Where are they now: Sam Lenarduzzi

First-ever captain of the Whitecaps in 1974

WHERE HE WAS: Silvano “Sam” Lenarduzzi was born in Udine, Italy on December 19, 1949. But he grew up in Vancouver with his family, including his three brothers Vanni, Bobby, and Danny. They lived just a stone’s throw away from Empire Stadium, but little did Sam know that he, Bobby, and Danny would end up playing professional soccer for their hometown team on that very field.

At the age of 15, Sam joined brother Vanni on Vancouver Columbus.

"We played out of Callister Park in the Pacific Coast League," Sam recalled to canadasoccer.com in 2012. "Our teams were always strong. We had an Italian owner (Mainardi) and he would often bring an older pro, so we always had one or two calibre players.

"In those days with Columbus, you didn't get paid, but you were treated well," added Sam. "You would go to the restaurant and have great meals and they took care of everything. It was a fun time."

By 1969, the Lenarduzzi brothers helped Columbus become the best amateur team in Canada, beating Montréal Ukrainia 10-0 in what remains the most lopsided final in Canadian challenge Trophy history. Still only 19, Sam had two goals in the decisive victory.

"Everybody did what they needed to do to win,” remembers Sam. “We were a very passionate bunch of guys."

WHERE HE WENT: By 1968, Sam was playing for the Canadian men’s national team and played for his country in FIFA World Cup qualifiers.

In 1974, a new professional soccer team began in town, Vancouver Whitecaps. Sam was invited to try out for the new team.

“I knew that Harry Christie (scout) and head coach Jim Easton had been watching our games and I had already been made captain for Canada,” tells Sam. “But I still wanted to impress in the tryouts to make sure I was on the team.”

The legend, as he is now known to many in Vancouver’s soccer community, would captain the ‘Caps in their first ever professional game against San Jose Earthquakes on May 5, 1974. 

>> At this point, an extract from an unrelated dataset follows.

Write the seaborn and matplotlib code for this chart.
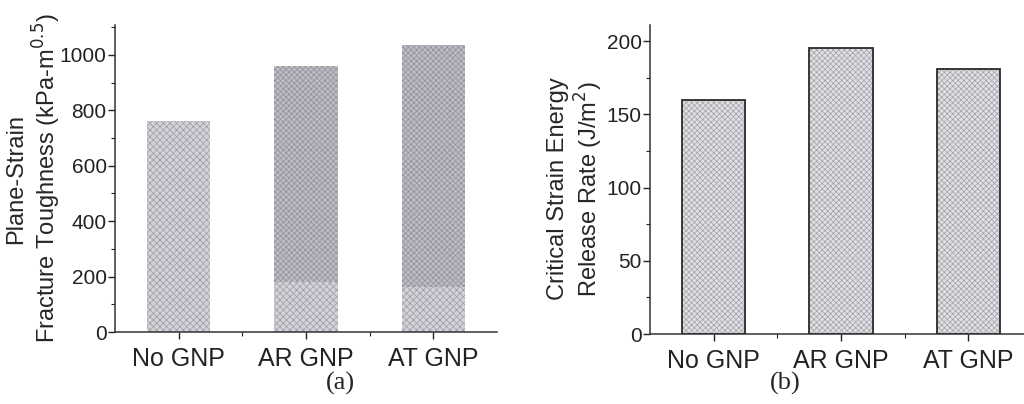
import matplotlib
matplotlib.use("Agg")
import matplotlib.pyplot as plt
import seaborn as sns
import pandas as pd
from matplotlib.ticker import MultipleLocator

sns.set_style("ticks")
plt.rcParams['font.family'] = ['Liberation Sans', 'DejaVu Sans']
plt.rcParams['hatch.linewidth'] = 0.5

categories = ["No GNP", "AR GNP", "AT GNP"]
toughness_total = [762, 960, 1036]
toughness_base = [762, 180, 162]
energy_rate = [160, 195, 181]

fig = plt.figure(figsize=(10.24, 4.04), dpi=100)
ax1 = fig.add_axes([115/1024, 72/404, 382/1024, 307/404])
ax2 = fig.add_axes([650/1024, 70/404, 382/1024, 309/404])

df_a = pd.DataFrame({"cat": categories, "total": toughness_total, "base": toughness_base})
df_b = pd.DataFrame({"cat": categories, "val": energy_rate})

sns.barplot(data=df_a, x="cat", y="total", ax=ax1, width=0.5, color="#bcbcc4",
            edgecolor="#90909a", linewidth=0, hatch="xxxxxx", saturation=1)
sns.barplot(data=df_a, x="cat", y="base", ax=ax1, width=0.5, color="#d2d2d8",
            edgecolor="#9c9ca6", linewidth=0, hatch="xxxxx", saturation=1)

sns.barplot(data=df_b, x="cat", y="val", ax=ax2, width=0.5, color="#e0e0e4",
            edgecolor="#a0a0a8", linewidth=0, hatch="xxxxxx", saturation=1)
# dark outlines for panel (b)
for p in ax2.patches:
    ax2.add_patch(plt.Rectangle(p.get_xy(), p.get_width(), p.get_height(),
                                fill=False, edgecolor="#2a2a2a", linewidth=1.3))

for ax, ymax, major, minor in [(ax1, 1108, 200, 100), (ax2, 211, 50, 25)]:
    sns.despine(ax=ax)
    ax.set_xlim(-0.5, 2.5)
    ax.set_ylim(0, ymax)
    ax.yaxis.set_major_locator(MultipleLocator(major))
    ax.yaxis.set_minor_locator(MultipleLocator(minor))
    ax.set_xticks([0, 1, 2])
    ax.set_xticks([0.5, 1.5], minor=True)
    ax.set_xticklabels(categories, fontsize=18)
    ax.tick_params(axis='y', labelsize=15, length=5, width=1, colors="#222222", pad=1)
    ax.tick_params(axis='x', length=5, width=1, colors="#222222", pad=6)
    ax.tick_params(which='minor', length=3, width=0.8, colors="#222222")
    for s in ["left", "bottom"]:
        ax.spines[s].set_color("#333333")
        ax.spines[s].set_linewidth(1.1)
    ax.set_xlabel("")

ax1.set_ylabel("Plane-Strain\nFracture Toughness (kPa-m$^{0.5}$)", fontsize=17,
               linespacing=1.15)
ax1.yaxis.set_label_coords(-0.137, 0.5)
ax2.set_ylabel("Critical Strain Energy\nRelease Rate (J/m$^2$)", fontsize=17,
               linespacing=1.15)
ax2.yaxis.set_label_coords(-0.117, 0.47)

fig.text(340/1024, 1 - 383/404, "(a)", fontsize=19, family="Liberation Serif",
         ha="center", va="center")
fig.text(785/1024, 1 - 383/404, "(b)", fontsize=19, family="Liberation Serif",
         ha="center", va="center")

fig.savefig("out.png", dpi=100)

“I remember walking out and seeing the crowd and feeling very lucky,” says Sam. “But my favorite recollection was standing there alongside my brother Bobby singing the national anthem that was such a proud moment for me playing in front of friends and family.”

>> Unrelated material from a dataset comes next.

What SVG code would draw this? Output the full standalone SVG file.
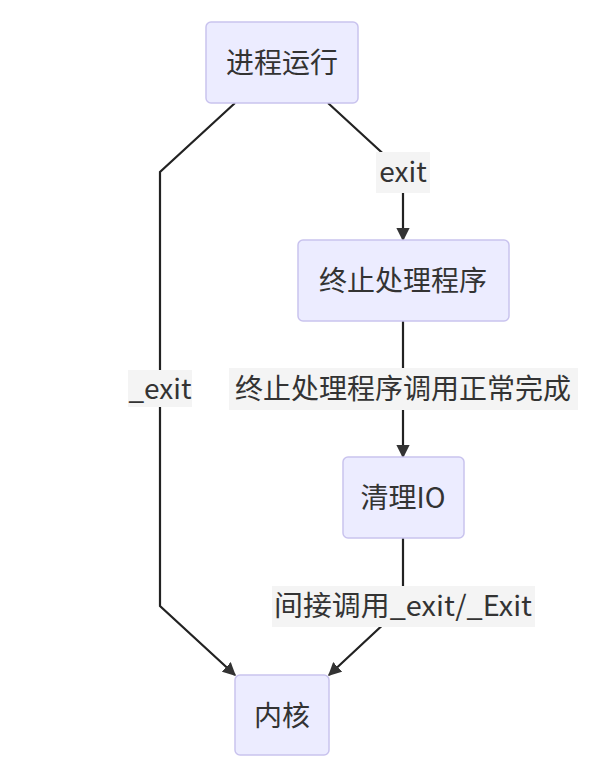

Indeed, it was a family affair for the ‘Caps, and each member of the family enjoyed the action their own way.

“My mother (Clelia Lenarduzzi) was at the first game but preferred to stay at home and sit outside our house where she could tell what was going on in the game by the noise coming from the crowd.”

Sam went on to play 98 games for the Whitecaps before being traded to Toronto Blizzard where he played until he retired in 1980.

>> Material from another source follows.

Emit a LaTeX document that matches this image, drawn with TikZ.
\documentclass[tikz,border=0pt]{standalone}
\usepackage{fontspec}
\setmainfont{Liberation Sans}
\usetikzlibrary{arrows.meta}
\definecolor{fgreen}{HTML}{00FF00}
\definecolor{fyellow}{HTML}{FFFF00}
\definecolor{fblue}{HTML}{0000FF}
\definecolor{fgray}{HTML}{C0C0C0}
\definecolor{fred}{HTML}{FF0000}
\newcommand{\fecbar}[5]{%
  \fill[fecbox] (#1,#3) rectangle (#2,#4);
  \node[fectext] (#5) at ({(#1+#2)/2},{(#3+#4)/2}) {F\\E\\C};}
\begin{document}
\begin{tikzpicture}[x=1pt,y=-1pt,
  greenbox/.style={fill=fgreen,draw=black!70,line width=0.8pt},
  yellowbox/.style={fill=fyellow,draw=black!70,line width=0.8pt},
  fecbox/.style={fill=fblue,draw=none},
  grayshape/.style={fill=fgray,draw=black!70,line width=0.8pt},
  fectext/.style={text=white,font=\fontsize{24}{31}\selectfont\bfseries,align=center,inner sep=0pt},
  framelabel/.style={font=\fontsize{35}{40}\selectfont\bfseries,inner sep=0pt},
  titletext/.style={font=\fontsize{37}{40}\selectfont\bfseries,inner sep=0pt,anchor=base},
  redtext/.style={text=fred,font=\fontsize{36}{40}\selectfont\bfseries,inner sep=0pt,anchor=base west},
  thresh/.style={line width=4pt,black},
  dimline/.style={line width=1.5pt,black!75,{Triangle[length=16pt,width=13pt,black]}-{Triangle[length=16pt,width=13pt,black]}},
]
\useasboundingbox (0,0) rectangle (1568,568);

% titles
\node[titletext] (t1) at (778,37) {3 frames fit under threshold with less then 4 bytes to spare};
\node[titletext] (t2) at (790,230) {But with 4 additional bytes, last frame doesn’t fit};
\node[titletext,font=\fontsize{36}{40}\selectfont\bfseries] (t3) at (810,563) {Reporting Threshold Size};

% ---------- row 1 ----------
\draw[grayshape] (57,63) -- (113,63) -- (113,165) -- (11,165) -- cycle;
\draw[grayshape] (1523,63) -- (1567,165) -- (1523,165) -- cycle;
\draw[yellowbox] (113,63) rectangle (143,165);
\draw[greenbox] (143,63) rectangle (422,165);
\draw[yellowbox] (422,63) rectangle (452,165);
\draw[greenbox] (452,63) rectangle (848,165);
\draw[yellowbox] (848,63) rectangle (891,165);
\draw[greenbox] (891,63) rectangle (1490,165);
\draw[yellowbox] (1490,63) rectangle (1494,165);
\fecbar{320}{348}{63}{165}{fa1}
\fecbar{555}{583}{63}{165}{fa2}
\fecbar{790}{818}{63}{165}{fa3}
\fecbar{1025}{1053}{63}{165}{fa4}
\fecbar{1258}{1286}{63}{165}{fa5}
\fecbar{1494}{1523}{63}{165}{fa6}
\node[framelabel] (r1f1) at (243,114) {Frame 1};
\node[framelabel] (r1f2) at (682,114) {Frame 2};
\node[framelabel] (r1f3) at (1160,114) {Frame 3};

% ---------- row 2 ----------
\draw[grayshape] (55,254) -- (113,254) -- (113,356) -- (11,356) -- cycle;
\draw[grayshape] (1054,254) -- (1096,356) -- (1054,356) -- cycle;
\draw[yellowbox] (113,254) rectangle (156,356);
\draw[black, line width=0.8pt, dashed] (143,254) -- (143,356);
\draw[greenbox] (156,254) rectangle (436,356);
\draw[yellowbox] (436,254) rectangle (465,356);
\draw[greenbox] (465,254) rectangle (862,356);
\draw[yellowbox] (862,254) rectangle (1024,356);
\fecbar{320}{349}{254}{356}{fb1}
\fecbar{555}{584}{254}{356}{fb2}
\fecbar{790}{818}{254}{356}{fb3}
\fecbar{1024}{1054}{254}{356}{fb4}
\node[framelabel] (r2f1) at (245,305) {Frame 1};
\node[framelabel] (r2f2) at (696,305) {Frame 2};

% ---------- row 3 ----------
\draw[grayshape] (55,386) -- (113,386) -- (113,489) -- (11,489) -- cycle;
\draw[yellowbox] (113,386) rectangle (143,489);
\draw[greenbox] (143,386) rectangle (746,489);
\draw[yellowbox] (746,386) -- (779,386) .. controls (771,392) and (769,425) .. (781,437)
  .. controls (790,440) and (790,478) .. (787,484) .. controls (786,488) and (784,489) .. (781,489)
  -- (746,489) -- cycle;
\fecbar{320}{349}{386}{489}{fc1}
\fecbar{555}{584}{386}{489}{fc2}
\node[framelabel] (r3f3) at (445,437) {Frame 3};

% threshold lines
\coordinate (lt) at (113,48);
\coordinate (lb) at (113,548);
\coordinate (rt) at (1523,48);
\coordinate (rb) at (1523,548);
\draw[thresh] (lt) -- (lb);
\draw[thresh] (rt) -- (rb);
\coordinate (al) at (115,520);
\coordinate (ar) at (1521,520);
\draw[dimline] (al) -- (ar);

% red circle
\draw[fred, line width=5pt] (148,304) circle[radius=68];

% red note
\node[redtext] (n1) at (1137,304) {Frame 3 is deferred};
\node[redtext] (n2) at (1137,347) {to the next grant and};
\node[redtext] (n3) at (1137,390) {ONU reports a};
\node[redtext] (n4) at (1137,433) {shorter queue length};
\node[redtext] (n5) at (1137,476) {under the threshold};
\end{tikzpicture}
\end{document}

He looks back most fondly on those days thinking of the times he shared with his brothers.

“There were a couple of games when all three Lenarduzzi boys  played in a game together, which was a dream come true,” remembers Sam. “In a game against San Jose at home, Danny came into the game with maybe 15 minutes to go joining Bobby and myself on the field. Bobby scored his second goal of the game on a play where every ‘Caps player touched the ball before it entered the net. That meant that all the Lenarduzzi boys contributed to a Whitecaps goal for a special moment.”

He enjoyed his career, where he played against some great teams and legendary players.

“One being Pele, whose shirt I got one time and now have it framed and hanging nicely on my wall.”

WHERE HE IS NOW: After retiring from the game Sam was approached by Labatt rep Howie Larky to come and work for them, which he did do for 25 years.

“Labatt were a sponsor of the ‘Caps and the Canadian national team, and I jumped at the chance to work for them,” says Sam. “I was as passionate about selling beer as I was playing soccer.”

In 1986 Sam would do the colour commentary for CBC in Mexico, covering all of Canada’s games and was in the stands when Maradona single-handily (no pun intended) beat England.

In April of 2000, Mr.Lenarduzzi was inducted into the Canadian Soccer Hall of Fame.

Sam now lives on the North Shore and still plays for Columbus “over-somethings”, he tells me laughing. And he is once again working for his beloved Vancouver Whitecaps as manager of regional community programs, including camps, clinics and school visits.

“My job has grown, but I love it,” says Sam about working with youngsters. “It is great to see the club thriving on and off the field and to be a part of this incredible journey we are on.”

On Saturday at the 40th anniversary at BC Place, the original captain of the Whitecaps will be on the field with the original coin and original ball. Make sure to give him a loud ovation!